Especificamente, a fauna e flora locais são ainda mais desconhecidos, bem como a importância dos chamados “nódulos” na dinâmica biológica local. Já se pôde observar que na área onde há uma maior presença dessas rochas há uma maior presença de vida marinha, e acredita-se que as rochas tenham fundamental impacto no ecossistema.
Para além, ainda é impossível determinar o impacto ambiental em áreas para além da imediatamente minerada, já que durante o processo de mineração se levantam nuvens de poeira que pode prejudicar a alimentação e desenvolvimento de seres filtradores como esponjas e moluscos; sem contar com a poluição luminosa e sonora que as máquinas e o próprio processo de mineração podem causar nos ecossistemas atingidos.
O processo de mineração marinha é um dos exemplos de situações que teremos de enfrentar em um futuro breve: a escolha do que é essencial e do que pode ser sacrificado.

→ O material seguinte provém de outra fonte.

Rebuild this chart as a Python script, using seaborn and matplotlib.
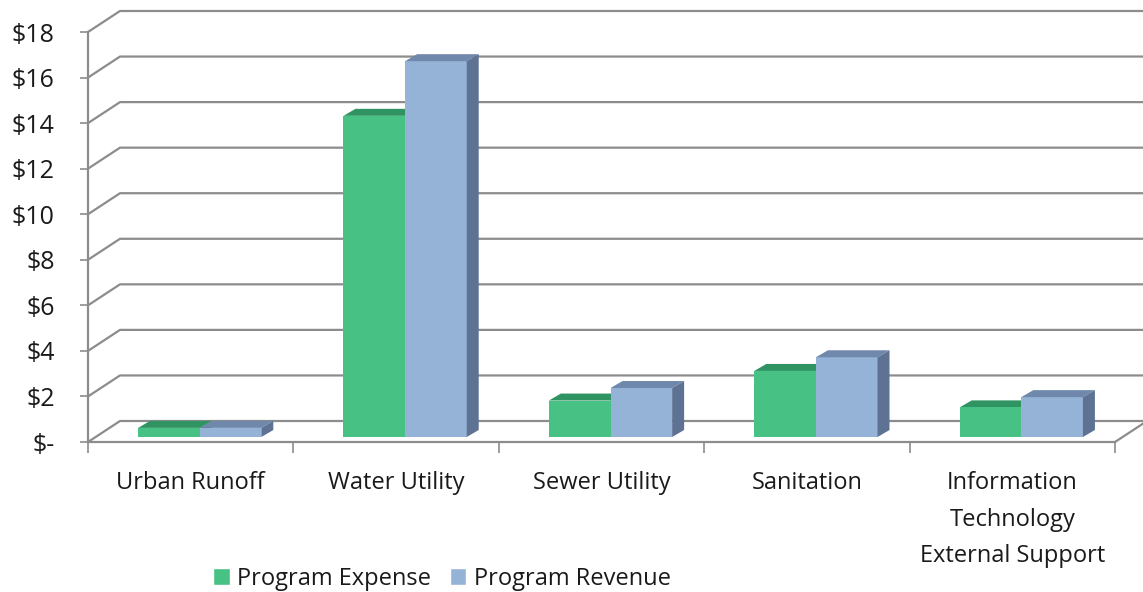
import matplotlib
matplotlib.use("Agg")
import matplotlib.pyplot as plt
import matplotlib.transforms as mtransforms
from matplotlib.patches import Polygon
from matplotlib.lines import Line2D
import seaborn as sns
import pandas as pd

# ---------------- data ----------------
categories = ["Urban Runoff", "Water Utility", "Sewer Utility", "Sanitation",
              "Information\nTechnology\nExternal Support"]
series = ["Program Expense", "Program Revenue"]
expense = [0.4, 14.1, 1.6, 2.9, 1.3]
revenue = [0.4, 16.5, 2.15, 3.5, 1.75]
yticks = [0, 2, 4, 6, 8, 10, 12, 14, 16, 18]
ytick_labels = ["$-", "$2", "$4", "$6", "$8", "$10", "$12", "$14", "$16", "$18"]

df = pd.DataFrame({
    "Category": categories * 2,
    "Series": [series[0]] * len(categories) + [series[1]] * len(categories),
    "Value": expense + revenue,
})

# ---------------- style ----------------
front_cols = {"Program Expense": "#48C284", "Program Revenue": "#95B3D7"}
top_cols = {"Program Expense": "#2F9462", "Program Revenue": "#6F88AB"}
side_cols = {"Program Expense": "#2E7D52", "Program Revenue": "#5E7393"}
grid_col = "#8C8C8C"
text_col = "#1A1A1A"
FS = 17

sns.set_theme(style="white")
plt.rcParams["font.family"] = ["Open Sans", "DejaVu Sans"]

W, H = 1143, 592
fig = plt.figure(figsize=(W / 100, H / 100), dpi=100)
left_px, right_px, bot_px, top_px = 88, 1115, 442, 32
ax = fig.add_axes([left_px / W, 1 - bot_px / H, (right_px - left_px) / W,
                   (bot_px - top_px) / H])
ax.patch.set_alpha(0)

sns.barplot(data=df, x="Category", y="Value", hue="Series",
            palette=[front_cols[s] for s in series], saturation=1,
            width=0.6, ax=ax, zorder=3)

ax.set_xlim(-0.5, len(categories) - 0.5)
ax.set_ylim(0, 18)
ax.set_xlabel("")
ax.set_ylabel("")

# depth offsets (pixels)
wall_dx, wall_dy = 32, 21
bar_shift_x, bar_shift_y = 9, 5
bar_dx, bar_dy = 12, 7

# ---- back wall gridlines / side wall (display coords) ----
ident = mtransforms.IdentityTransform()
fig.canvas.draw()
to_disp = ax.transData.transform
for yv in yticks:
    x0, y0 = to_disp((-0.5, yv))
    x1, _ = to_disp((len(categories) - 0.5, yv))
    xs = [x0, x0 + wall_dx, x1 + wall_dx + 60]
    ys = [y0, y0 + wall_dy, y0 + wall_dy]
    ax.add_artist(Line2D(xs, ys, transform=ident, color=grid_col, lw=1.6,
                         zorder=1, solid_capstyle="butt", clip_on=False))
# floor right edge
x1, y1 = to_disp((len(categories) - 0.5, 0))
ax.add_artist(Line2D([x1, x1 + wall_dx], [y1, y1 + wall_dy], transform=ident,
                     color=grid_col, lw=1.6, zorder=1, clip_on=False))

# ---- 3D bars ----
shift = mtransforms.ScaledTranslation(bar_shift_x / 100, bar_shift_y / 100,
                                      fig.dpi_scale_trans)
hue_of = {}
for cont, s in zip(ax.containers, series):
    for p in cont.patches:
        hue_of[id(p)] = s
for p in list(ax.patches):
    if id(p) not in hue_of:
        continue
    s = hue_of[id(p)]
    p.set_transform(ax.transData + shift)
    p.set_edgecolor("none")
    p.set_clip_on(False)
    x0, y0 = to_disp((p.get_x(), 0))
    x1, y1 = to_disp((p.get_x() + p.get_width(), p.get_height()))
    x0 += bar_shift_x; x1 += bar_shift_x
    y0 += bar_shift_y; y1 += bar_shift_y
    z = 2.9 if s == series[0] else 4
    top = Polygon([(x0, y1), (x1, y1), (x1 + bar_dx, y1 + bar_dy),
                   (x0 + bar_dx, y1 + bar_dy)], closed=True, transform=ident,
                  facecolor=top_cols[s], edgecolor="none", zorder=z,
                  clip_on=False)
    side = Polygon([(x1, y0), (x1, y1), (x1 + bar_dx, y1 + bar_dy),
                    (x1 + bar_dx, y0 + bar_dy)], closed=True, transform=ident,
                   facecolor=side_cols[s], edgecolor="none", zorder=z,
                   clip_on=False)
    ax.add_artist(top)
    ax.add_artist(side)

# ---- axes / ticks ----
for sp in ["top", "right"]:
    ax.spines[sp].set_visible(False)
for sp in ["left", "bottom"]:
    ax.spines[sp].set_color(grid_col)
    ax.spines[sp].set_linewidth(1.6)
    ax.spines[sp].set_zorder(2)

ax.set_yticks(yticks)
ax.set_yticklabels(ytick_labels)
ax.tick_params(axis="y", length=6, width=1.2, color=grid_col, pad=18,
               labelsize=FS + 1, labelcolor=text_col, left=True)
ax.set_xticks(range(len(categories)))
ax.set_xticklabels(categories, linespacing=1.7)
ax.set_xticks([i - 0.5 for i in range(len(categories) + 1)], minor=True)
ax.tick_params(axis="x", which="major", length=0, pad=21, labelsize=FS,
               labelcolor=text_col)
ax.tick_params(axis="x", which="minor", length=8, width=1.2, color=grid_col,
               bottom=True)
for lbl in ax.get_xticklabels():
    lbl.set_verticalalignment("top")

# ---- legend ----
handles, labels = ax.get_legend_handles_labels()
if ax.get_legend() is not None:
    ax.get_legend().remove()
fig.legend(handles, labels, loc="center", bbox_to_anchor=(442 / W, 1 - 579 / H),
           ncol=2, frameon=False, fontsize=FS, handlelength=0.7,
           handleheight=0.7, handletextpad=0.3, columnspacing=0.8,
           labelcolor=text_col)

fig.savefig("out.png", dpi=100)
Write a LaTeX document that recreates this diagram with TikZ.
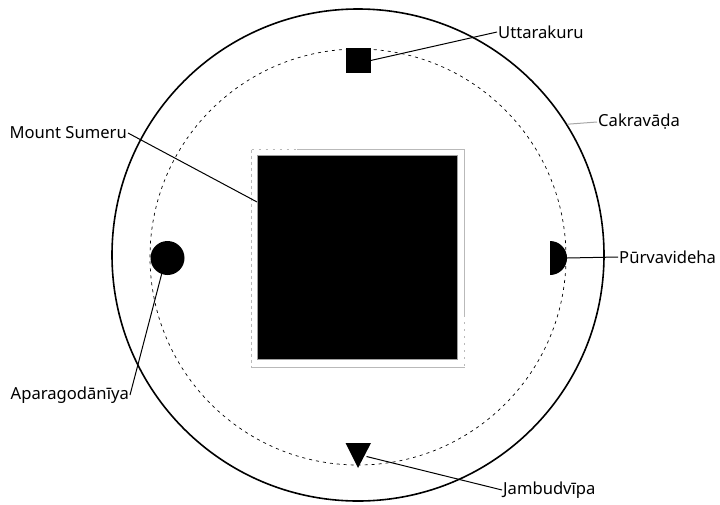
\documentclass[tikz,border=0pt]{standalone}
\usepackage{fontspec}
\setmainfont{Noto Sans}
\begin{document}
\begin{tikzpicture}[x=1pt,y=-1pt,
  lbl/.style={font=\fontsize{16.6}{19}\selectfont, inner sep=1pt},
  conn/.style={line width=1pt},
  land/.style={fill=black, inner sep=0pt}]
\useasboundingbox (0,0) rectangle (720,504);
% rings
\node[circle, draw, line width=1.6pt, minimum size=492pt, inner sep=0pt] (outer) at (358,255) {};
\node[circle, draw, dash pattern=on 3pt off 4pt, line width=0.7pt, minimum size=416pt, inner sep=0pt] (orbit) at (358,257) {};
% faint frame round Sumeru
\draw[gray!55, line width=0.5pt] (297,149.5) -- (464.5,149.5) -- (464.5,315);
\draw[gray!55, line width=0.5pt, dash pattern=on 2pt off 5pt] (251.5,149.5) -- (297,149.5);
\draw[gray!55, line width=0.5pt, dash pattern=on 2pt off 5pt] (464.5,315) -- (464.5,367.5);
\draw[gray!55, line width=0.5pt] (251.5,367.5) -- (464.5,367.5);
\draw[gray!55, line width=0.5pt, dash pattern=on 3pt off 3pt] (251.5,149.5) -- (251.5,367.5);
% Mount Sumeru
\node[land, draw=gray!75, line width=1.2pt, minimum width=200pt, minimum height=204pt] (sumeru) at (357.5,257.5) {};
% continents
\node[land, minimum size=25pt] (uttara) at (358,60.5) {};
\node[land, circle, minimum size=34pt] (apara) at (167.5,258) {};
\fill (550,275) arc[start angle=90, end angle=-90, radius=17] -- cycle;
\coordinate (purva) at (567,258);
\fill (345.5,443) -- (371,443) -- (358,468) -- cycle;
\coordinate (jambu) at (366.5,456.5);
% labels
\node[lbl, anchor=west] (luttara) at (497,32) {Uttarakuru};
\node[lbl, anchor=west] (lcakra) at (597,122) {Cakravāḍa};
\node[lbl, anchor=west] (lpurva) at (618,257) {Pūrvavideha};
\node[lbl, anchor=east] (lapara) at (130,395) {Aparagodānīya};
\node[lbl, anchor=east] (lsumeru) at (128,133) {Mount Sumeru};
\node[lbl, anchor=west] (ljambu) at (502,490) {Jambudvīpa};
% connectors
\draw[conn] (uttara.east) -- (luttara.west);
\draw[conn, gray!70] (outer.32.7) -- (lcakra.west);
\draw[conn] (purva) -- (lpurva.west);
\draw[conn] (apara.250) -- (lapara.east);
\draw[conn] (lsumeru.east) -- ([yshift=-47pt]sumeru.north west);
\draw[conn] (jambu) -- (ljambu.west);
\end{tikzpicture}
\end{document}
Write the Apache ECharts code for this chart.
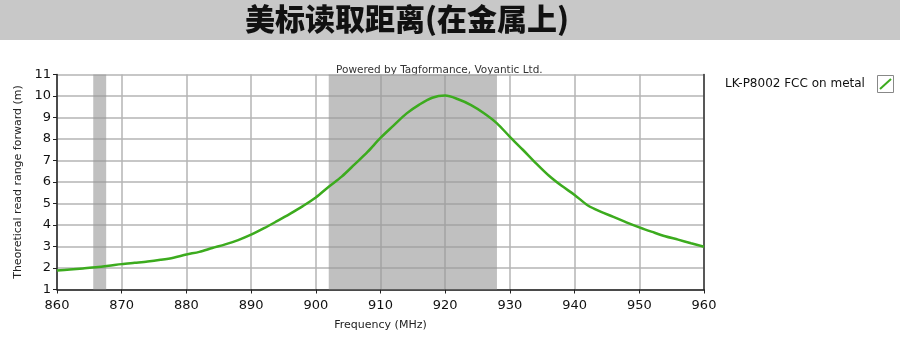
<!DOCTYPE html>
<html>
<head>
<meta charset="utf-8">
<script src="https://cdn.jsdelivr.net/npm/echarts@6/dist/echarts.min.js"></script>
<style>
  html, body { margin: 0; padding: 0; background: #fff; }
  #chart { width: 900px; height: 355px; }
</style>
</head>
<body>
<div id="chart"></div>
<script>
// 频率 (MHz)
var freqs = [860, 862, 864, 866, 868, 870, 872, 874, 876, 878,
             880, 882, 884, 886, 888, 890, 892, 894, 896, 898,
             900, 902, 904, 906, 908, 910, 912, 914, 916, 918,
             920, 922, 924, 926, 928, 930, 932, 934, 936, 938,
             940, 942, 944, 946, 948, 950, 952, 954, 956, 958, 960];
// 读取距离 (m)
var ranges = [1.88, 1.93, 1.98, 2.03, 2.10, 2.18, 2.24, 2.30, 2.38, 2.48,
              2.63, 2.75, 2.93, 3.10, 3.30, 3.55, 3.85, 4.18, 4.52, 4.88,
              5.28, 5.78, 6.25, 6.82, 7.40, 8.05, 8.62, 9.18, 9.60, 9.92,
              10.02, 9.85, 9.58, 9.20, 8.73, 8.10, 7.50, 6.88, 6.30, 5.82,
              5.40, 4.92, 4.62, 4.38, 4.12, 3.89, 3.68, 3.48, 3.32, 3.15, 2.99];
// 灰色频段
var bands = [[865.6, 867.6], [902, 928]];
var seriesName = 'LK-P8002 FCC on metal';

var chart = echarts.init(document.getElementById('chart'));

var points = [];
for (var i = 0; i < freqs.length; i++) {
    points.push([freqs[i], ranges[i]]);
}
var areas = [];
for (var j = 0; j < bands.length; j++) {
    areas.push([{ xAxis: bands[j][0] }, { xAxis: bands[j][1] }]);
}

var font = 'DejaVu Sans';

var option = {
    animation: false,
    backgroundColor: '#fff',
    grid: {
        left: 57,
        right: 196,
        top: 74.5,
        bottom: 65.5
    },
    xAxis: {
        type: 'value',
        min: 860,
        max: 960,
        interval: 10,
        name: 'Frequency (MHz)',
        nameLocation: 'middle',
        nameGap: 30,
        nameTextStyle: { color: '#222', fontFamily: font, fontSize: 11 },
        axisLine: { show: true, onZero: false, lineStyle: { color: '#222', width: 1.5 } },
        axisTick: { show: true, length: 4, lineStyle: { color: '#222' } },
        axisLabel: { color: '#111', fontFamily: font, fontSize: 13, margin: 10 },
        splitLine: { show: true, lineStyle: { color: '#b4b4b4', width: 1.5 } }
    },
    yAxis: [
        {
            type: 'value',
            min: 1,
            max: 11,
            interval: 1,
            name: 'Theoretical read range forward (m)',
            nameLocation: 'middle',
            nameGap: 32,
            nameTextStyle: { color: '#222', fontFamily: font, fontSize: 11 },
            axisLine: { show: true, lineStyle: { color: '#222', width: 1.5 } },
            axisTick: { show: true, length: 4, lineStyle: { color: '#222' } },
            axisLabel: { color: '#111', fontFamily: font, fontSize: 13, margin: 6 },
            splitLine: { show: true, lineStyle: { color: '#b4b4b4', width: 1.5 } }
        },
        {
            type: 'value',
            min: 1,
            max: 11,
            position: 'right',
            axisLine: { show: true, lineStyle: { color: '#333', width: 1.5 } },
            axisTick: { show: false },
            axisLabel: { show: false },
            splitLine: { show: false }
        }
    ],
    series: [
        {
            name: seriesName,
            type: 'line',
            data: points,
            smooth: 0.3,
            showSymbol: false,
            lineStyle: { color: '#3cab1e', width: 2.5 },
            markArea: {
                silent: true,
                itemStyle: { color: 'rgba(150,150,150,0.6)' },
                data: areas
            }
        }
    ],
    graphic: [
        // 标题底色
        { type: 'rect', left: 0, top: 0, shape: { width: 900, height: 40 }, style: { fill: '#c8c8c8' }, z: -10 },
        {
            type: 'text', left: 245, top: 4,
            style: {
                text: '美标读取距离(在金属上)',
                fill: '#111',
                font: '900 30px "Noto Sans CJK SC"'
            }
        },
        {
            type: 'text', left: 336, top: 65,
            style: { text: 'Powered by Tagformance, Voyantic Ltd.', fill: '#333', font: '10.5px "DejaVu Sans"' }
        },
        {
            type: 'text', left: 725, top: 78,
            style: { text: seriesName, fill: '#111', font: '12px "DejaVu Sans"' }
        },
        { type: 'rect', shape: { x: 877.5, y: 75.5, width: 16, height: 17 }, style: { fill: '#fff', stroke: '#888', lineWidth: 1 } },
        { type: 'line', shape: { x1: 880, y1: 89, x2: 891, y2: 79 }, style: { stroke: '#3cab1e', lineWidth: 2 } }
    ]
};

chart.setOption(option);
</script>
</body>
</html>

Nesse momento, mais do que nunca, países e organizações precisam estabelecer suas prioridades no que se refere a desenvolvimento, preservação ambiental e mitigação da crise ambiental.
Precisamos levar em consideração que sem o desenvolvimento econômico e social, a preservação ambiental é impossível, concomitantemente, precisamos levar em conta que a única possibilidade de desenvolvimento que nos cabe é um desenvolvimento sustentável a longo prazo. Assim, as soluções que existem ou venham a surgir precisam levar em conta não apenas o seu impacto local ou econômico, mas toda uma cadeia de reverberações socioeconômicas e ambientais que impactarão de pequenas nações insulares no Pacífico a países continentais como o próprio Brasil.
Vejamos o que as organizações e países nos reservam para o nosso futuro, e fiquemos sempre atentos já que não temos mais o luxo de nos omitirmos de nada. O futuro depende de nós, e, mais do que nunca, nossa participação e vigilância são fundamentais para que o futuro exista e, mais do que isso, o futuro exista para todos e que nesse futuro desigualdades entre povos e sociedades sejam extintas, e que o mundo em que nós vivemos não se volte contra nós pelos nossos abusos contra ele e os nossos.